Supplied data
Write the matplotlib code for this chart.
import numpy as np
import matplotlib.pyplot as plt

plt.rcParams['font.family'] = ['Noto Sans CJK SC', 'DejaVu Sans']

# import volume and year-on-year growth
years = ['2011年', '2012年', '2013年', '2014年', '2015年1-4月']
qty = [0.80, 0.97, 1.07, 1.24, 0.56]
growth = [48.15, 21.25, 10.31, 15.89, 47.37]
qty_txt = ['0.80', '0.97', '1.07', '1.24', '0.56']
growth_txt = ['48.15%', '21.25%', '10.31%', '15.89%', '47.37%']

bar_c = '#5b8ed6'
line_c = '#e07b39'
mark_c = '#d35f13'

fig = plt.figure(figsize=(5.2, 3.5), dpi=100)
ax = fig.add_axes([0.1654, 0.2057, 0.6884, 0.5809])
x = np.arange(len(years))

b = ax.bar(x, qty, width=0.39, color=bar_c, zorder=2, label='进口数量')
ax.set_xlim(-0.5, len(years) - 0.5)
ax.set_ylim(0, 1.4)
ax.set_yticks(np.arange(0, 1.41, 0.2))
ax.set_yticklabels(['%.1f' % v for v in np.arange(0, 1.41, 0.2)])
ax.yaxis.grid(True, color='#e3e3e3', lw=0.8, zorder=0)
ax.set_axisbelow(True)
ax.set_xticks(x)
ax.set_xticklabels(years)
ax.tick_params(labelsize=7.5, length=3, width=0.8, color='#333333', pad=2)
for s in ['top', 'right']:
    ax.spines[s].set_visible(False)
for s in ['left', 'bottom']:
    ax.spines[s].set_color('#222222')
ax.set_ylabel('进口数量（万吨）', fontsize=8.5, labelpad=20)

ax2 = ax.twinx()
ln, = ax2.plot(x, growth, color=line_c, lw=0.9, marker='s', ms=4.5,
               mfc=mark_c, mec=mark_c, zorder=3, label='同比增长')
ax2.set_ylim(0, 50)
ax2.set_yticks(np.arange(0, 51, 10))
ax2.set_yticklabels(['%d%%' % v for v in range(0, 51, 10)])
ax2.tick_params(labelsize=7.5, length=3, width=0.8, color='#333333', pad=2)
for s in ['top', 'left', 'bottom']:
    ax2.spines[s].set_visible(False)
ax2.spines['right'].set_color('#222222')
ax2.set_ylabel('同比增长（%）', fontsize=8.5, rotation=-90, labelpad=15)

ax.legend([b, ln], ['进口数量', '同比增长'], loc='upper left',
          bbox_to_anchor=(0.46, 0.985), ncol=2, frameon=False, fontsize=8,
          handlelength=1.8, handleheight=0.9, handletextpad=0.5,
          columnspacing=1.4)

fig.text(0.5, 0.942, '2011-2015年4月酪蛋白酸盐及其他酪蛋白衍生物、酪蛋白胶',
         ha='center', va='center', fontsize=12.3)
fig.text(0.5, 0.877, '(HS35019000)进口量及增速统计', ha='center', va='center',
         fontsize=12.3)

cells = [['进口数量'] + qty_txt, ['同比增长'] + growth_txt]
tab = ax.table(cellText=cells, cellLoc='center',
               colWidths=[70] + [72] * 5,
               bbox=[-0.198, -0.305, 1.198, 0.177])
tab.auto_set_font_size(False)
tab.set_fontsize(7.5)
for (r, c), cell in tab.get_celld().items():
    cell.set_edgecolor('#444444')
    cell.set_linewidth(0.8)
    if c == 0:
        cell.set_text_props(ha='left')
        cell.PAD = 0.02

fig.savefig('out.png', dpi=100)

Goal of the exercise
Restate the first line and every line after it, word for word, stopping once the line with "ax.set_ylabel('进口数量（万吨）', fontsize=8.5, labelpad=20)" is done.

Response to this task
Write the matplotlib code for this chart.
import numpy as np
import matplotlib.pyplot as plt

plt.rcParams['font.family'] = ['Noto Sans CJK SC', 'DejaVu Sans']

# import volume and year-on-year growth
years = ['2011年', '2012年', '2013年', '2014年', '2015年1-4月']
qty = [0.80, 0.97, 1.07, 1.24, 0.56]
growth = [48.15, 21.25, 10.31, 15.89, 47.37]
qty_txt = ['0.80', '0.97', '1.07', '1.24', '0.56']
growth_txt = ['48.15%', '21.25%', '10.31%', '15.89%', '47.37%']

bar_c = '#5b8ed6'
line_c = '#e07b39'
mark_c = '#d35f13'

fig = plt.figure(figsize=(5.2, 3.5), dpi=100)
ax = fig.add_axes([0.1654, 0.2057, 0.6884, 0.5809])
x = np.arange(len(years))

b = ax.bar(x, qty, width=0.39, color=bar_c, zorder=2, label='进口数量')
ax.set_xlim(-0.5, len(years) - 0.5)
ax.set_ylim(0, 1.4)
ax.set_yticks(np.arange(0, 1.41, 0.2))
ax.set_yticklabels(['%.1f' % v for v in np.arange(0, 1.41, 0.2)])
ax.yaxis.grid(True, color='#e3e3e3', lw=0.8, zorder=0)
ax.set_axisbelow(True)
ax.set_xticks(x)
ax.set_xticklabels(years)
ax.tick_params(labelsize=7.5, length=3, width=0.8, color='#333333', pad=2)
for s in ['top', 'right']:
    ax.spines[s].set_visible(False)
for s in ['left', 'bottom']:
    ax.spines[s].set_color('#222222')
ax.set_ylabel('进口数量（万吨）', fontsize=8.5, labelpad=20)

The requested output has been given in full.